Ni centripète ni centrifuge : une exemplaire linéarité, tant de trait que d’émotion. Une cohérente entropie qui se préserve tant de la fièvre que du décousu, qui ne laisse guère percevoir d’intensification ou de dissipation : le Contrapunctus VIII fournit l’exemple d’une texture qui se concentre sans se compacter. Les deux couples à deux claviers (avec l’aide de Korneel Bernolet) s’étoffent sans s’alourdir ni perdre en lumière. Le Contrapunctus IX se dévoile ingambe mais sans céder à la dispersion. Et au sommet de cette prodigieuse économie de thermodynamique, on placera le Contrapunctus XI qui résiste au trouble, qui défie, en les déliant, les prodigieuses concentrations d’énergie que Bach y a inculquées. En contrepartie, le Canon alla Decima s’investit d’une expansion qui en dilate la nudité. Au long de cette heure vingt de haute volée, Christophe Rousset interroge l’enthalpie de ce cycle, et surtout l’homogénéise par de captivants mécanismes compensateurs. Sur ce clavecin, souple, fluide et limpide sur toute l’étendue du registre, s’opère une fascinante mise au net du texte. Et surtout, une mise à plat de l’âme. Pourtant, quel gouffre sous cette aire !

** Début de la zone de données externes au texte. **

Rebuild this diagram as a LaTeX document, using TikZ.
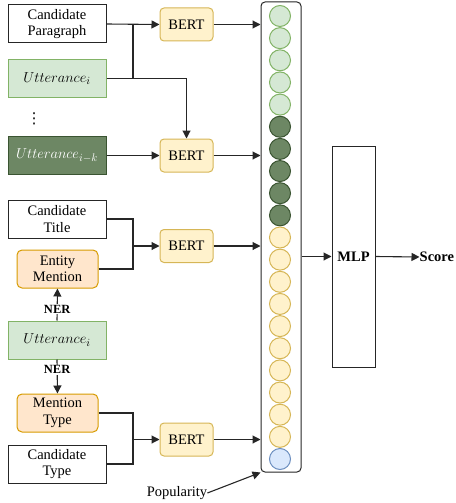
\documentclass[tikz,border=0pt]{standalone}
\usepackage{fontspec}
\setmainfont{Liberation Serif}
\newfontfamily\symfont{DejaVu Sans}
\usetikzlibrary{arrows.meta}
\definecolor{uttfill}{HTML}{D5E8D4}
\definecolor{uttline}{HTML}{82B366}
\definecolor{oldfill}{HTML}{6D8764}
\definecolor{oldline}{HTML}{3A5431}
\definecolor{bertfill}{HTML}{FFF2CC}
\definecolor{bertline}{HTML}{D6B656}
\definecolor{nerfill}{HTML}{FFE6CC}
\definecolor{nerline}{HTML}{D79B00}
\definecolor{popfill}{HTML}{DAE8FC}
\definecolor{popline}{HTML}{6C8EBF}
\begin{document}
\begin{tikzpicture}[x=1pt,y=-1pt,
    font=\fontsize{14.5}{16.5}\selectfont,
    every node/.style={inner sep=0pt},
    txtbox/.style={draw=black!85,fill=white,line width=1pt,
      minimum width=98pt,minimum height=38pt,align=center},
    uttbox/.style={txtbox,draw=uttline,fill=uttfill,
      font=\fontsize{15}{17}\selectfont},
    oldbox/.style={uttbox,draw=oldline,fill=oldfill,text=white},
    nerbox/.style={txtbox,draw=nerline,fill=nerfill,rounded corners=5pt,
      minimum width=81pt},
    bertbox/.style={draw=bertline,fill=bertfill,line width=1pt,
      rounded corners=4pt,minimum width=53pt,minimum height=33pt},
    cell/.style={circle,line width=1pt,minimum size=21pt},
    ycell/.style={cell,draw=bertline,fill=bertfill},
    gcell/.style={cell,draw=uttline,fill=uttfill},
    dcell/.style={cell,draw=oldline,fill=oldfill},
    pcell/.style={cell,draw=popline,fill=popfill},
    boldtext/.style={font=\fontsize{14.5}{17}\selectfont\bfseries},
    nerlabel/.style={fill=white,inner sep=1pt,
      font=\fontsize{12.5}{14}\selectfont\bfseries},
    arr/.style={-{Triangle[length=8pt,width=8pt]},line width=1.1pt,draw=black!85},
    wire/.style={line width=1.1pt,draw=black!85}]
  \useasboundingbox (0,0) rectangle (455,503);
  % inputs
  \node[txtbox] (cp) at (57,24) {Candidate\\Paragraph};
  \node[uttbox] (u1) at (57,78.5) {$Utterance_i$};
  \node[font=\symfont\fontsize{15}{15}\selectfont] (dots) at (34,118.5) {⋮};
  \node[oldbox] (uk) at (57,155.5) {$Utterance_{i-k}$};
  \node[txtbox] (ct) at (57,219) {Candidate\\Title};
  \node[nerbox] (em) at (57.5,269) {Entity\\Mention};
  \node[uttbox] (u2) at (57,340) {$Utterance_i$};
  \node[nerbox] (mt) at (57.5,413) {Mention\\Type};
  \node[txtbox] (cty) at (57,464) {Candidate\\Type};
  \node (pop) at (177,493) {Popularity};
  % encoders
  \node[bertbox] (b1) at (186.5,24.5) {BERT};
  \node[bertbox] (b2) at (186.5,155.5) {BERT};
  \node[bertbox] (b3) at (186.5,246) {BERT};
  \node[bertbox] (b4) at (186.5,439.5) {BERT};
  % feature vector
  \node[draw=black!85,line width=1pt,rounded corners=4pt,
    minimum width=40pt,minimum height=470pt] (col) at (281,237) {};
  \node[gcell] (c1) at (280,16) {};
  \node[gcell] (c2) at (280,38.15) {};
  \node[gcell] (c3) at (280,60.3) {};
  \node[gcell] (c4) at (280,82.45) {};
  \node[gcell] (c5) at (280,104.6) {};
  \node[dcell] (c6) at (280,126.75) {};
  \node[dcell] (c7) at (280,148.9) {};
  \node[dcell] (c8) at (280,171.05) {};
  \node[dcell] (c9) at (280,193.2) {};
  \node[dcell] (c10) at (280,215.35) {};
  \node[ycell] (c11) at (280,237.5) {};
  \node[ycell] (c12) at (280,259.65) {};
  \node[ycell] (c13) at (280,281.8) {};
  \node[ycell] (c14) at (280,303.95) {};
  \node[ycell] (c15) at (280,326.1) {};
  \node[ycell] (c16) at (280,348.25) {};
  \node[ycell] (c17) at (280,370.4) {};
  \node[ycell] (c18) at (280,392.55) {};
  \node[ycell] (c19) at (280,414.7) {};
  \node[ycell] (c20) at (280,436.85) {};
  \node[pcell] (c21) at (280,459) {};
  % classifier
  \node[draw=black!85,line width=1pt,minimum width=43pt,minimum height=221pt,
    boldtext] (mlp) at (353.5,256.5) {MLP};
  \node[anchor=west,boldtext] (score) at (419.5,257) {Score};
  % junctions
  \coordinate (j1) at (133,24);
  \coordinate (j3) at (133,246);
  \coordinate (j4) at (133,439.5);
  % connectors
  \draw[arr] (cp.east) -- (b1.west);
  \draw[wire] (u1.east) -| (j1);
  \draw[arr] (u1.east) -| (b2.north);
  \draw[arr] (uk.east) -- (b2.west);
  \draw[wire] (ct.east) -| (j3);
  \draw[wire] (em.east) -| (j3);
  \draw[arr] (j3) -- (b3.west);
  \draw[wire] (mt.east) -| (j4);
  \draw[wire] (cty.east) -| (j4);
  \draw[arr] (j4) -- (b4.west);
  \draw[arr] (u2.north) -- node[nerlabel,pos=0.35] {NER} (em.south);
  \draw[arr] (u2.south) -- node[nerlabel,pos=0.3] {NER} (mt.north);
  \draw[arr] (b1.east) -- (b1.east -| col.west);
  \draw[arr] (b2.east) -- (b2.east -| col.west);
  \draw[arr] (b3.east) -- (b3.east -| col.west);
  \draw[arr] (b4.east) -- (b4.east -| col.west);
  \draw[arr] (pop.east) -- (col.south west);
  \draw[arr] (mlp.west -| col.east) -- (mlp.west);
  \draw[arr] (mlp.east) -- (score.west);
\end{tikzpicture}
\end{document}
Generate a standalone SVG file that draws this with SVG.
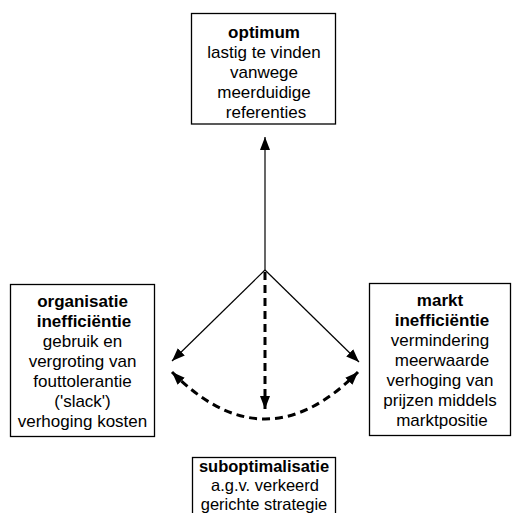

Car c’est peut-être, in fine, le Canon per augmentationem in contrario motu, ordinairement abonné aux démonstrations de tension, dans son procès de sens, qui livre le secret de cette interprétation sondant les déterminismes, et souvent les contrecarrant. Manière d’antithèse voire d’antidote aux nécessités apodictiques d’un Gustav Leonhardt (DHM). Une émergence, peut-être à la façon dont la transcrivait Henri Bergson : « il s'opérait donc, dans les profondeurs de ce moi, et au-dessous de ces arguments très raisonnablement juxtaposés, un bouillonnement et par là même une tension croissante de sentiments et d'idées, non point inconscients sans doute, mais auxquels nous ne voulions pas prendre garde » (Essai sur les données immédiates de la conscience, chapitre 3). Ne se fait-il jour, distillé par Christophe Rousset, un scepticisme qui, comme l’écrivait Frédéric Nietzsche (Par-delà le bien et le mal), trahirait « ce doux pavot qui berce nos inquiétudes » ? Orthogonalité, tramage de perspectives contrariées : dans le temple académique déployé par ce Kunst der Fuge, la vision sereine de notre officiant n’empêche pas d’instiller son propre lot d’énigme dans un décor qui ne se verrouille pas. La pochette pourrait légitimement s’illustrer par Le Muse inquietanti peintes par Giorgio de Chirico (1888-1978), –cet artiste métaphysicien imprégné de la philosophie de Schopenhauer.